══ ENTRIES SUPPLIED ══

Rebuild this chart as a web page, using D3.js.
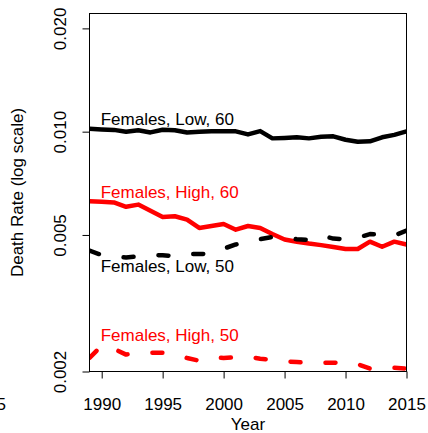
<!DOCTYPE html>
<html>
<head>
<meta charset="utf-8">
<script src="https://cdn.jsdelivr.net/npm/d3@7"></script>
<style>
  html, body { margin: 0; padding: 0; background: #fff; }
  svg { display: block; font-family: "Liberation Sans", Arial, sans-serif; }
</style>
</head>
<body>
<svg id="chart" width="428" height="433"></svg>
<script>
const years = d3.range(1989, 2016);
const lowF60  = [0.01019,0.01015,0.01012,0.00999,0.01010,0.00995,0.01013,0.01010,0.00995,0.01000,0.01002,0.01002,0.01002,0.00982,0.01004,0.00956,0.00959,0.00963,0.00956,0.00966,0.00969,0.00947,0.00934,0.00937,0.00963,0.00979,0.01002];
const highF60 = [0.00627,0.00625,0.00622,0.00604,0.00613,0.00588,0.00564,0.00567,0.00554,0.00524,0.00531,0.00538,0.00518,0.00531,0.00524,0.00503,0.00485,0.00478,0.00472,0.00467,0.00461,0.00455,0.00455,0.00478,0.00462,0.00478,0.00469];
const lowF50  = [0.00450,0.00437,0.00431,0.00430,0.00433,0.00437,0.00436,0.00434,0.00440,0.00440,0.00441,0.00456,0.00469,0.00477,0.00486,0.00493,0.00491,0.00486,0.00483,0.00498,0.00488,0.00486,0.00491,0.00503,0.00500,0.00498,0.00515];
const highF50 = [0.00219,0.00238,0.00233,0.00224,0.00227,0.00227,0.00227,0.00225,0.00219,0.00215,0.00220,0.00219,0.00220,0.00221,0.00218,0.00216,0.00214,0.00213,0.00212,0.00212,0.00212,0.00213,0.00210,0.00204,0.00205,0.00205,0.00204];
const seriesNames = ["Females, Low, 60", "Females, High, 60", "Females, Low, 50", "Females, High, 50"];
const seriesColors = ["#000000", "#ff0000", "#000000", "#ff0000"];
const seriesDashed = [false, false, true, true];
const labelValues = [0.01043, 0.00641, 0.00391, 0.00246];
const labelYear = 1990;
const yTicks = [0.002, 0.005, 0.010, 0.020];
const xTicks = [1990, 1995, 2000, 2005, 2010, 2015];

const seriesValues = [lowF60, highF60, lowF50, highF50];

const svg = d3.select("#chart");
const pLeft = 89.5, pRight = 406.5, pTop = 13.5, pBottom = 371.5;

const x = d3.scaleLinear().domain([1989, 2015]).range([pLeft, pRight]);
const y = d3.scaleLog().domain([0.002, 0.0221]).range([pBottom, pTop]);

svg.append("defs").append("clipPath").attr("id", "plotclip")
  .append("rect").attr("x", pLeft).attr("y", pTop)
  .attr("width", pRight - pLeft).attr("height", pBottom - pTop);

const line = d3.line().x((d, i) => x(years[i])).y(d => y(d));

const g = svg.append("g").attr("clip-path", "url(#plotclip)");
seriesValues.forEach((vals, k) => {
  g.append("path")
    .attr("d", line(vals))
    .attr("fill", "none")
    .attr("stroke", seriesColors[k])
    .attr("stroke-width", 4.5)
    .attr("stroke-linejoin", "round")
    .attr("stroke-linecap", seriesDashed[k] ? "round" : "butt")
    .attr("stroke-dasharray", seriesDashed[k] ? "10,25" : null);
});

// labels
seriesNames.forEach((name, k) => {
  svg.append("text")
    .attr("x", x(labelYear) - 1)
    .attr("y", y(labelValues[k]))
    .attr("fill", seriesColors[k])
    .attr("font-size", 17)
    .text(name);
});

// box
svg.append("rect")
  .attr("x", pLeft).attr("y", pTop)
  .attr("width", pRight - pLeft).attr("height", pBottom - pTop)
  .attr("fill", "none").attr("stroke", "#000").attr("stroke-width", 1);

// y axis
const yAxis = svg.append("g").attr("transform", `translate(${pLeft},0)`)
  .call(d3.axisLeft(y).tickValues(yTicks).tickFormat(d3.format(".3f")).tickSize(7).tickSizeOuter(0));
yAxis.select(".domain").remove();
yAxis.selectAll(".tick line").attr("stroke", "#000");
yAxis.selectAll(".tick text")
  .attr("font-size", 17).attr("font-family", "Liberation Sans, Arial, sans-serif")
  .attr("fill", "#000")
  .attr("x", null).attr("dy", null)
  .attr("text-anchor", "middle")
  .attr("transform", "translate(-24,0) rotate(-90)");

// x axis
const xAxis = svg.append("g").attr("transform", `translate(0,${pBottom})`)
  .call(d3.axisBottom(x).tickValues(xTicks).tickFormat(d3.format("d")).tickSize(7).tickSizeOuter(0));
xAxis.select(".domain").remove();
xAxis.selectAll(".tick line").attr("stroke", "#000");
xAxis.selectAll(".tick text")
  .attr("font-size", 17).attr("font-family", "Liberation Sans, Arial, sans-serif")
  .attr("fill", "#000")
  .attr("dy", null).attr("y", 38.5);

// axis titles
svg.append("text")
  .attr("transform", `translate(23,${(pTop + pBottom) / 2}) rotate(-90)`)
  .attr("text-anchor", "middle").attr("font-size", 17)
  .text("Death Rate (log scale)");
svg.append("text")
  .attr("x", (pLeft + pRight) / 2).attr("y", 429.5)
  .attr("text-anchor", "middle").attr("font-size", 17)
  .text("Year");

// cut-off tick label from neighbouring panel
svg.append("text")
  .attr("x", 6).attr("y", 410)
  .attr("text-anchor", "end").attr("font-size", 17)
  .text(String(xTicks[xTicks.length - 1]));
</script>
</body>
</html>
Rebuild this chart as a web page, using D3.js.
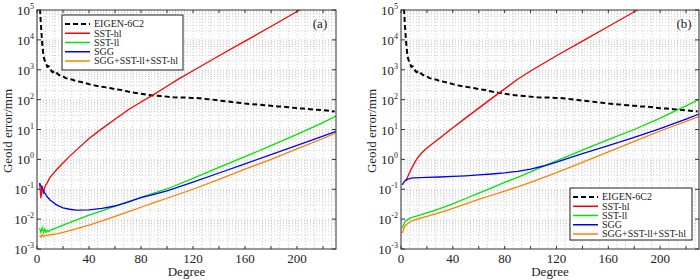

═══

WHAT TO WORK ON: Quote all of the entries word for word, omitting any pictures.

RESULT BELOW:
Rebuild this chart as a web page, using D3.js.
<!DOCTYPE html>
<html>
<head>
<meta charset="utf-8">
<script src="https://cdn.jsdelivr.net/npm/d3@7"></script>
<style>
  html, body { margin: 0; padding: 0; background: #fff; }
  svg { display: block; font-family: "Liberation Sans", Arial, sans-serif; }
</style>
</head>
<body>
<svg id="chart" width="428" height="433"></svg>
<script>
const years = d3.range(1989, 2016);
const lowF60  = [0.01019,0.01015,0.01012,0.00999,0.01010,0.00995,0.01013,0.01010,0.00995,0.01000,0.01002,0.01002,0.01002,0.00982,0.01004,0.00956,0.00959,0.00963,0.00956,0.00966,0.00969,0.00947,0.00934,0.00937,0.00963,0.00979,0.01002];
const highF60 = [0.00627,0.00625,0.00622,0.00604,0.00613,0.00588,0.00564,0.00567,0.00554,0.00524,0.00531,0.00538,0.00518,0.00531,0.00524,0.00503,0.00485,0.00478,0.00472,0.00467,0.00461,0.00455,0.00455,0.00478,0.00462,0.00478,0.00469];
const lowF50  = [0.00450,0.00437,0.00431,0.00430,0.00433,0.00437,0.00436,0.00434,0.00440,0.00440,0.00441,0.00456,0.00469,0.00477,0.00486,0.00493,0.00491,0.00486,0.00483,0.00498,0.00488,0.00486,0.00491,0.00503,0.00500,0.00498,0.00515];
const highF50 = [0.00219,0.00238,0.00233,0.00224,0.00227,0.00227,0.00227,0.00225,0.00219,0.00215,0.00220,0.00219,0.00220,0.00221,0.00218,0.00216,0.00214,0.00213,0.00212,0.00212,0.00212,0.00213,0.00210,0.00204,0.00205,0.00205,0.00204];
const seriesNames = ["Females, Low, 60", "Females, High, 60", "Females, Low, 50", "Females, High, 50"];
const seriesColors = ["#000000", "#ff0000", "#000000", "#ff0000"];
const seriesDashed = [false, false, true, true];
const labelValues = [0.01043, 0.00641, 0.00391, 0.00246];
const labelYear = 1990;
const yTicks = [0.002, 0.005, 0.010, 0.020];
const xTicks = [1990, 1995, 2000, 2005, 2010, 2015];

const seriesValues = [lowF60, highF60, lowF50, highF50];

const svg = d3.select("#chart");
const pLeft = 89.5, pRight = 406.5, pTop = 13.5, pBottom = 371.5;

const x = d3.scaleLinear().domain([1989, 2015]).range([pLeft, pRight]);
const y = d3.scaleLog().domain([0.002, 0.0221]).range([pBottom, pTop]);

svg.append("defs").append("clipPath").attr("id", "plotclip")
  .append("rect").attr("x", pLeft).attr("y", pTop)
  .attr("width", pRight - pLeft).attr("height", pBottom - pTop);

const line = d3.line().x((d, i) => x(years[i])).y(d => y(d));

const g = svg.append("g").attr("clip-path", "url(#plotclip)");
seriesValues.forEach((vals, k) => {
  g.append("path")
    .attr("d", line(vals))
    .attr("fill", "none")
    .attr("stroke", seriesColors[k])
    .attr("stroke-width", 4.5)
    .attr("stroke-linejoin", "round")
    .attr("stroke-linecap", seriesDashed[k] ? "round" : "butt")
    .attr("stroke-dasharray", seriesDashed[k] ? "10,25" : null);
});

// labels
seriesNames.forEach((name, k) => {
  svg.append("text")
    .attr("x", x(labelYear) - 1)
    .attr("y", y(labelValues[k]))
    .attr("fill", seriesColors[k])
    .attr("font-size", 17)
    .text(name);
});

// box
svg.append("rect")
  .attr("x", pLeft).attr("y", pTop)
  .attr("width", pRight - pLeft).attr("height", pBottom - pTop)
  .attr("fill", "none").attr("stroke", "#000").attr("stroke-width", 1);

// y axis
const yAxis = svg.append("g").attr("transform", `translate(${pLeft},0)`)
  .call(d3.axisLeft(y).tickValues(yTicks).tickFormat(d3.format(".3f")).tickSize(7).tickSizeOuter(0));
yAxis.select(".domain").remove();
yAxis.selectAll(".tick line").attr("stroke", "#000");
yAxis.selectAll(".tick text")
  .attr("font-size", 17).attr("font-family", "Liberation Sans, Arial, sans-serif")
  .attr("fill", "#000")
  .attr("x", null).attr("dy", null)
  .attr("text-anchor", "middle")
  .attr("transform", "translate(-24,0) rotate(-90)");

// x axis
const xAxis = svg.append("g").attr("transform", `translate(0,${pBottom})`)
  .call(d3.axisBottom(x).tickValues(xTicks).tickFormat(d3.format("d")).tickSize(7).tickSizeOuter(0));
xAxis.select(".domain").remove();
xAxis.selectAll(".tick line").attr("stroke", "#000");
xAxis.selectAll(".tick text")
  .attr("font-size", 17).attr("font-family", "Liberation Sans, Arial, sans-serif")
  .attr("fill", "#000")
  .attr("dy", null).attr("y", 38.5);

// axis titles
svg.append("text")
  .attr("transform", `translate(23,${(pTop + pBottom) / 2}) rotate(-90)`)
  .attr("text-anchor", "middle").attr("font-size", 17)
  .text("Death Rate (log scale)");
svg.append("text")
  .attr("x", (pLeft + pRight) / 2).attr("y", 429.5)
  .attr("text-anchor", "middle").attr("font-size", 17)
  .text("Year");

// cut-off tick label from neighbouring panel
svg.append("text")
  .attr("x", 6).attr("y", 410)
  .attr("text-anchor", "end").attr("font-size", 17)
  .text(String(xTicks[xTicks.length - 1]));
</script>
</body>
</html>
Rebuild this chart as a web page, using D3.js.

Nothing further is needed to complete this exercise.